WHAT YOU NEED TO DO: Copy, without any alteration, the lines from the one that includes "Give me the matplotlib source for this chart." up to and including the one that includes "tam_labels = ['0', '0', '0', '0', '5', '5', '5', '5']".

RECORDS SHOWN:

☆ ☆ ☆ ☆

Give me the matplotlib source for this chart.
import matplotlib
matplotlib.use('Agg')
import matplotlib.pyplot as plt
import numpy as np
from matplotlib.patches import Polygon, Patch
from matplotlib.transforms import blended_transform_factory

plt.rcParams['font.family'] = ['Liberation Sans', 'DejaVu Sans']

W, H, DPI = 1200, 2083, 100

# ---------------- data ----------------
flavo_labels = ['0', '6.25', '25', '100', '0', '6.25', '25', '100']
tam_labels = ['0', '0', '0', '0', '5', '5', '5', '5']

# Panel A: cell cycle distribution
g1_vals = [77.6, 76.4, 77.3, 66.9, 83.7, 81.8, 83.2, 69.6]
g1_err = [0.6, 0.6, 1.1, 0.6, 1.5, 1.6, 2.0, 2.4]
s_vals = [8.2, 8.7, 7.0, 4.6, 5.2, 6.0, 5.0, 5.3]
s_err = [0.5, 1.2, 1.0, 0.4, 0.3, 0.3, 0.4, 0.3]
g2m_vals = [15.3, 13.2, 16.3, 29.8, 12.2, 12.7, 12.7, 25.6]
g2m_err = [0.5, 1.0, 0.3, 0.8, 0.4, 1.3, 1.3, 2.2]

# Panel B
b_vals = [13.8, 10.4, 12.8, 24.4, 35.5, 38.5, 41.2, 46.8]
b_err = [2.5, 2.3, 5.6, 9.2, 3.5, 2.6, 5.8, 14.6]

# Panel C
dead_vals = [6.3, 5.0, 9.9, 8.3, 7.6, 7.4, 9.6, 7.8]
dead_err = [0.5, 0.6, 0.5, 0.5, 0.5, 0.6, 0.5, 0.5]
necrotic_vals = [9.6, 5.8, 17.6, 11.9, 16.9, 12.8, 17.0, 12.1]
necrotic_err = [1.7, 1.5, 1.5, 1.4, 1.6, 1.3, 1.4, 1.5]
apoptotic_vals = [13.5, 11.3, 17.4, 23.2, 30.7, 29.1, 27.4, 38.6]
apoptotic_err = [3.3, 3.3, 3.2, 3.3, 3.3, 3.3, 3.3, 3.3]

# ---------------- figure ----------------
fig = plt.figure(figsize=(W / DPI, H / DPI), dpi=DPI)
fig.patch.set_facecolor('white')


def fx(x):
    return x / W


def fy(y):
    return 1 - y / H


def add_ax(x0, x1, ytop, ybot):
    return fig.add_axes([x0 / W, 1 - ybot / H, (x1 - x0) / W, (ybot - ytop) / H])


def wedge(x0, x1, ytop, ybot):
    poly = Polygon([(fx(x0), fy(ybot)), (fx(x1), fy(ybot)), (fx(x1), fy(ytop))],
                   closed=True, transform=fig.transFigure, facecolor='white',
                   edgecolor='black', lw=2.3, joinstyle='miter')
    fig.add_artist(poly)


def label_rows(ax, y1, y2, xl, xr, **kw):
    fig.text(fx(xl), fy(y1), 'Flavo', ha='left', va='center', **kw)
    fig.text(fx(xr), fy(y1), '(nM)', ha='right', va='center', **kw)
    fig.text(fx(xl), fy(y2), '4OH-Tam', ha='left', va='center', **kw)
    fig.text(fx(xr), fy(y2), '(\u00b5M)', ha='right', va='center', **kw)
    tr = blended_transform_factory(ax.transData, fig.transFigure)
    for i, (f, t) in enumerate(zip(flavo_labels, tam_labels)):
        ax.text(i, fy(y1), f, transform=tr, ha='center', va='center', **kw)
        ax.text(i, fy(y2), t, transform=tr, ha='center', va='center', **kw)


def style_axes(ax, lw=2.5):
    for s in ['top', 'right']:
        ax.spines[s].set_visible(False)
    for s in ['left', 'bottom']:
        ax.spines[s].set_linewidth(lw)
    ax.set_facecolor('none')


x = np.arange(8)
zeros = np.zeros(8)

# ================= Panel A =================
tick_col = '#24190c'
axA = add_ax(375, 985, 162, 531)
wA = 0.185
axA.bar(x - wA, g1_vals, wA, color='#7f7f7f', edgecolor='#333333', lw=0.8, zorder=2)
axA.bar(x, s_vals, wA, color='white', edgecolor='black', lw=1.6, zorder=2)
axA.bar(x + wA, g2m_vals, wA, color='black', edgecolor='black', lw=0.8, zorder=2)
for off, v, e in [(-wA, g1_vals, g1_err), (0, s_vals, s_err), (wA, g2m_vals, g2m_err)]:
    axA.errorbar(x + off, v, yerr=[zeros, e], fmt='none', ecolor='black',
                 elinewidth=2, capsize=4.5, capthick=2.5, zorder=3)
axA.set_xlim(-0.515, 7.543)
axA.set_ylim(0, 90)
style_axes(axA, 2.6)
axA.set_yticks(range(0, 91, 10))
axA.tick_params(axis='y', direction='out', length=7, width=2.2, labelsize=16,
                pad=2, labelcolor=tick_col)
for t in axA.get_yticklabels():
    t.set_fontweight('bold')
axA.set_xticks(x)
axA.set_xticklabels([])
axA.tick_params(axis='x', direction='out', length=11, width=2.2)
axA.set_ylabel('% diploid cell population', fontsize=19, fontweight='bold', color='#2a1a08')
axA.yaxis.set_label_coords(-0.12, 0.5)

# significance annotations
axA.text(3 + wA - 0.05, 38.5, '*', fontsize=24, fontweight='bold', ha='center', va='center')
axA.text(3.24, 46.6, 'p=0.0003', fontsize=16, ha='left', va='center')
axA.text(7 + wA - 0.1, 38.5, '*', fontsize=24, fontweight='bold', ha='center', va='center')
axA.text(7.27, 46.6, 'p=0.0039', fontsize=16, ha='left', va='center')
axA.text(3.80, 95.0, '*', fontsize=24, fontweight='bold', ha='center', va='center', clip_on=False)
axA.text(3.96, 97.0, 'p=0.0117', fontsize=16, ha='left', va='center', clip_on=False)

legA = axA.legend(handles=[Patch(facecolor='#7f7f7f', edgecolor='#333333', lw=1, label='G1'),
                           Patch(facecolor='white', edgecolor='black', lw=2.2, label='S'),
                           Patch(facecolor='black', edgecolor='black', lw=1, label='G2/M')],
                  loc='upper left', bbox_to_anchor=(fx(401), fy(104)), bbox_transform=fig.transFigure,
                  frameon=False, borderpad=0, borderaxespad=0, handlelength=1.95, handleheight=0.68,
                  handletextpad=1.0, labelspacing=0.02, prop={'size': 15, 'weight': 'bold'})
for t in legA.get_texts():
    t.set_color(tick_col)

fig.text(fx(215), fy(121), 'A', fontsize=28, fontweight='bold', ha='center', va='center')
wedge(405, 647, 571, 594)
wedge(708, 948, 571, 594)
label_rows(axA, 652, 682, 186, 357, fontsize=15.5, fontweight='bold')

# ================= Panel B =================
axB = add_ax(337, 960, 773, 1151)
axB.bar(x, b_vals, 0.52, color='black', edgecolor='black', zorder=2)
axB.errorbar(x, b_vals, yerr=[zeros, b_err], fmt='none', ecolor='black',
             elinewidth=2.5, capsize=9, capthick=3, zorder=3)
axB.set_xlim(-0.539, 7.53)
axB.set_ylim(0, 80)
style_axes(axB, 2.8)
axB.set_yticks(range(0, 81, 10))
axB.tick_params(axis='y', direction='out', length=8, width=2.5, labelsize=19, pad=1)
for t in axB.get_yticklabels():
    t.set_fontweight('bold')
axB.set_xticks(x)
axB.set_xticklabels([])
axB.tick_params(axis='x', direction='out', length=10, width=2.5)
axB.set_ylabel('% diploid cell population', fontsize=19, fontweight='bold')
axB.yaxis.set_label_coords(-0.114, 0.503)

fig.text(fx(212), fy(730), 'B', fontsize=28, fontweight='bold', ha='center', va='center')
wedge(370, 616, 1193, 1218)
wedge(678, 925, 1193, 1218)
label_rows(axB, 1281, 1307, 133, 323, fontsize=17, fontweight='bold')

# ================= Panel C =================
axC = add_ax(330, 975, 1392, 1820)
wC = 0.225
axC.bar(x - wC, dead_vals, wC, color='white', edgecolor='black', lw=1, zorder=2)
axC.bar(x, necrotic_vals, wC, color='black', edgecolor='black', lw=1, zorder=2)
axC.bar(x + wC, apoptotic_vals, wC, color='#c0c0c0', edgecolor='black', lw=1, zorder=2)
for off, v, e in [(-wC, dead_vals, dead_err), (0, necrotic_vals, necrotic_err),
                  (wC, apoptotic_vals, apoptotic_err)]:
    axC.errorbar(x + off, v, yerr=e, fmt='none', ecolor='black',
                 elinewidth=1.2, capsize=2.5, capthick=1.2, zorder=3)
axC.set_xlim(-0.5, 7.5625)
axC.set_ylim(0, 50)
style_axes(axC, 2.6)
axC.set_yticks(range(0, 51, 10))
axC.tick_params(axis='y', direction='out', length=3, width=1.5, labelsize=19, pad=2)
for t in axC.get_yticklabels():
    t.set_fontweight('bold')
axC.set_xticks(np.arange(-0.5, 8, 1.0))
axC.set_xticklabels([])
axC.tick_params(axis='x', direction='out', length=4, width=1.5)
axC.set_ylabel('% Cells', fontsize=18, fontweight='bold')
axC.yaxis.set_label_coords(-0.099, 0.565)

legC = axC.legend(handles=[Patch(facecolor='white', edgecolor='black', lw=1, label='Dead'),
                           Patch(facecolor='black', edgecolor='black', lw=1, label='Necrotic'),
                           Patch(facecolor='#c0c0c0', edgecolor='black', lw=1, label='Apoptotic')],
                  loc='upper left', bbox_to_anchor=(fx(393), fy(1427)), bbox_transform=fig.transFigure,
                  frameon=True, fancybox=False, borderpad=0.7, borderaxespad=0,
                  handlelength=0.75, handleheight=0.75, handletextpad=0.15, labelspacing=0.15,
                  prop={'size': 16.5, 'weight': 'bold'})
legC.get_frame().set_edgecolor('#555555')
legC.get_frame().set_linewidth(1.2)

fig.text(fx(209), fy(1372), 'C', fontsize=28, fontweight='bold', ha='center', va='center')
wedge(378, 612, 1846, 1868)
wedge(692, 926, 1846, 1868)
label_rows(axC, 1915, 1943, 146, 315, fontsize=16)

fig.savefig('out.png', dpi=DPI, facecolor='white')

☆ ☆ ☆ ☆

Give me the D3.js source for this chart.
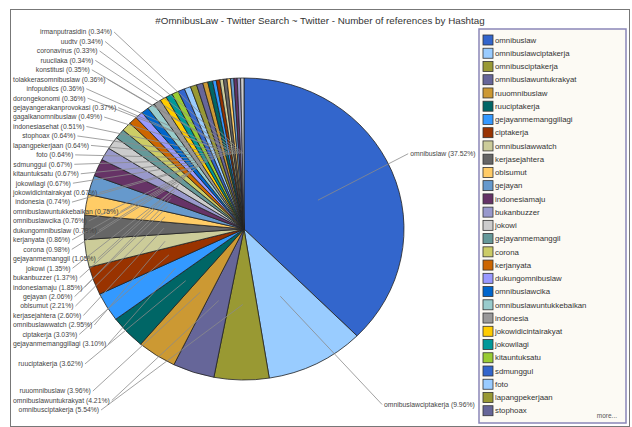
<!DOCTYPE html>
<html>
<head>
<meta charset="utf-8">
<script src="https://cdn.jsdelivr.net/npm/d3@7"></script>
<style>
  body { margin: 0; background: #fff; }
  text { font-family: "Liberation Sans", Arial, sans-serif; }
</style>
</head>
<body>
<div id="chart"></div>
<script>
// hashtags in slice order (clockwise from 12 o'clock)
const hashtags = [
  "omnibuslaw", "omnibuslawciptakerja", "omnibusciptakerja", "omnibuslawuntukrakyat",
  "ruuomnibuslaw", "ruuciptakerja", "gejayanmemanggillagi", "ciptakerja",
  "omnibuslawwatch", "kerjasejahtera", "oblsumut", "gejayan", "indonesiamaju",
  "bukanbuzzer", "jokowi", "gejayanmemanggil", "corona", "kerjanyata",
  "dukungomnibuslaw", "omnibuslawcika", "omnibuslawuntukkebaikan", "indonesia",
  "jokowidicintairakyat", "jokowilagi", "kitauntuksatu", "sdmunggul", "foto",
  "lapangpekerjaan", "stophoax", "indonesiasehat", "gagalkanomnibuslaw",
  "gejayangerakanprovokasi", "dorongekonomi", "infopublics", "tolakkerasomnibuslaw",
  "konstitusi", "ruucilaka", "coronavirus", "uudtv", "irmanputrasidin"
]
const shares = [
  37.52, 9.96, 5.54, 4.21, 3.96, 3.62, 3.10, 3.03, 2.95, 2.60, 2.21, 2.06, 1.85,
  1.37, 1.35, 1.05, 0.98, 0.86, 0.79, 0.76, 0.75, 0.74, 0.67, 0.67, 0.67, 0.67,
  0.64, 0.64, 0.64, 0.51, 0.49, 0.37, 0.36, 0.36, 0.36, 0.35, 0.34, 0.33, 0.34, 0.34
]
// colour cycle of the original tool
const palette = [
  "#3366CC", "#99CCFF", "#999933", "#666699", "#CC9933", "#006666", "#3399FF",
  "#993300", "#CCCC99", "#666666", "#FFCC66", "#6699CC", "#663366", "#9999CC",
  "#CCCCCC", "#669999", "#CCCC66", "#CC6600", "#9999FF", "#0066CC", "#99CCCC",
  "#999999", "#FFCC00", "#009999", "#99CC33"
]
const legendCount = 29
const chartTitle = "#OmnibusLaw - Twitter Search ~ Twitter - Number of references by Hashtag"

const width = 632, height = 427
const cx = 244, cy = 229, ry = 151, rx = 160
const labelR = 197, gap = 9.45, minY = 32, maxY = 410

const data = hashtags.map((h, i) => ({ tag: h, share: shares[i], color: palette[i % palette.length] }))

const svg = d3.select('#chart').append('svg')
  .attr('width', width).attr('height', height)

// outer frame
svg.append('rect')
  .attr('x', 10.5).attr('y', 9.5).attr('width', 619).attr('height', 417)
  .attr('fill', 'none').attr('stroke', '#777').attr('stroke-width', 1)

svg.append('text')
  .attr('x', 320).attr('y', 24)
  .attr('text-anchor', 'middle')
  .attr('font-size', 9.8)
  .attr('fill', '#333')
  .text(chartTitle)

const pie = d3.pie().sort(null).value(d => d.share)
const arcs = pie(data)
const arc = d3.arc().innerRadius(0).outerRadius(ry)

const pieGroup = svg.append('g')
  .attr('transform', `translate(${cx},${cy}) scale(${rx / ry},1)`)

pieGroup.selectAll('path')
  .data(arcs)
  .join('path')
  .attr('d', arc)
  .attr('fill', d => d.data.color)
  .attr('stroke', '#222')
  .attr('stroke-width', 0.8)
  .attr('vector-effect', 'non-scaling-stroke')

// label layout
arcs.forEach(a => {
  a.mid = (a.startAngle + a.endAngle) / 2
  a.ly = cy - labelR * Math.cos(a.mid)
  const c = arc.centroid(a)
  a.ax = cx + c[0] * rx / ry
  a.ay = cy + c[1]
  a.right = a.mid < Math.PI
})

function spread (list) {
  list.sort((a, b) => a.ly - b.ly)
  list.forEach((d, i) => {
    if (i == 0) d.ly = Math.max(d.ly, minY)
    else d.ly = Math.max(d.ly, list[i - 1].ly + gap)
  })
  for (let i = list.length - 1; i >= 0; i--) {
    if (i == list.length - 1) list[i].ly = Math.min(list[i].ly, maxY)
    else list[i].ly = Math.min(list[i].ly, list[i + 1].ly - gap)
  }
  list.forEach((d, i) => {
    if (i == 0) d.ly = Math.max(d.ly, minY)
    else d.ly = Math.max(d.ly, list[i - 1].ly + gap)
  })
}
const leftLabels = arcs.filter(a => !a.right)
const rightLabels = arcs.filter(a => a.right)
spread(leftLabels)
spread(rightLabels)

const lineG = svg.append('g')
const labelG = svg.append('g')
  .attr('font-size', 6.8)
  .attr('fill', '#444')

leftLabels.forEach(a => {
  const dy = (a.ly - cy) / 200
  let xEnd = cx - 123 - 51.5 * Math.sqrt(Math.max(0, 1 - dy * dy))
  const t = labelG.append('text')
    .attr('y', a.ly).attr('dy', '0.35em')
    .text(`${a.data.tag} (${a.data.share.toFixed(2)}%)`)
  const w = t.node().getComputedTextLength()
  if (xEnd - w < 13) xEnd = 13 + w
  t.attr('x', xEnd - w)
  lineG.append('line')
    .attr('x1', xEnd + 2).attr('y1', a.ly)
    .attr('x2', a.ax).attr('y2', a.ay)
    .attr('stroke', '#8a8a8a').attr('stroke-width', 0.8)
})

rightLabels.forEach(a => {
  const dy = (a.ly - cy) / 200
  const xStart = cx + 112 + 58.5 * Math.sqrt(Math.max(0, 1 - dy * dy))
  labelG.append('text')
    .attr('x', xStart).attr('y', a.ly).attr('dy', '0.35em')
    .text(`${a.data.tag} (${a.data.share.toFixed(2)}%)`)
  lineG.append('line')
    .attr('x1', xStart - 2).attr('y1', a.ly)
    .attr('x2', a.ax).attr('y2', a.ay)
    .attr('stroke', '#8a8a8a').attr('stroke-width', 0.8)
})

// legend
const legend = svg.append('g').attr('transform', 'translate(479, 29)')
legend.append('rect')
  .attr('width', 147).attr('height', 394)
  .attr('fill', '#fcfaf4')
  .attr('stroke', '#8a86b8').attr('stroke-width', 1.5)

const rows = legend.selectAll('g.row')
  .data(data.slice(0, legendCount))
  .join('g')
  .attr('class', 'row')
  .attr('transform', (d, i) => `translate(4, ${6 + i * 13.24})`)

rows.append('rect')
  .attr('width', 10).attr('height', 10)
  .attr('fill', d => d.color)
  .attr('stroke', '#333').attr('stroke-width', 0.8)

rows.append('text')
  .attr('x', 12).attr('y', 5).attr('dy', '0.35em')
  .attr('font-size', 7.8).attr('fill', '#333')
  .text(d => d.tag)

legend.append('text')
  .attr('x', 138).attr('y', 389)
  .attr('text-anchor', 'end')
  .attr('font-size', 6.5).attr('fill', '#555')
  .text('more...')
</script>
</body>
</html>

☆ ☆ ☆ ☆

PROBLEM SOLUTION:
Give me the matplotlib source for this chart.
import matplotlib
matplotlib.use('Agg')
import matplotlib.pyplot as plt
import numpy as np
from matplotlib.patches import Polygon, Patch
from matplotlib.transforms import blended_transform_factory

plt.rcParams['font.family'] = ['Liberation Sans', 'DejaVu Sans']

W, H, DPI = 1200, 2083, 100

# ---------------- data ----------------
flavo_labels = ['0', '6.25', '25', '100', '0', '6.25', '25', '100']
tam_labels = ['0', '0', '0', '0', '5', '5', '5', '5']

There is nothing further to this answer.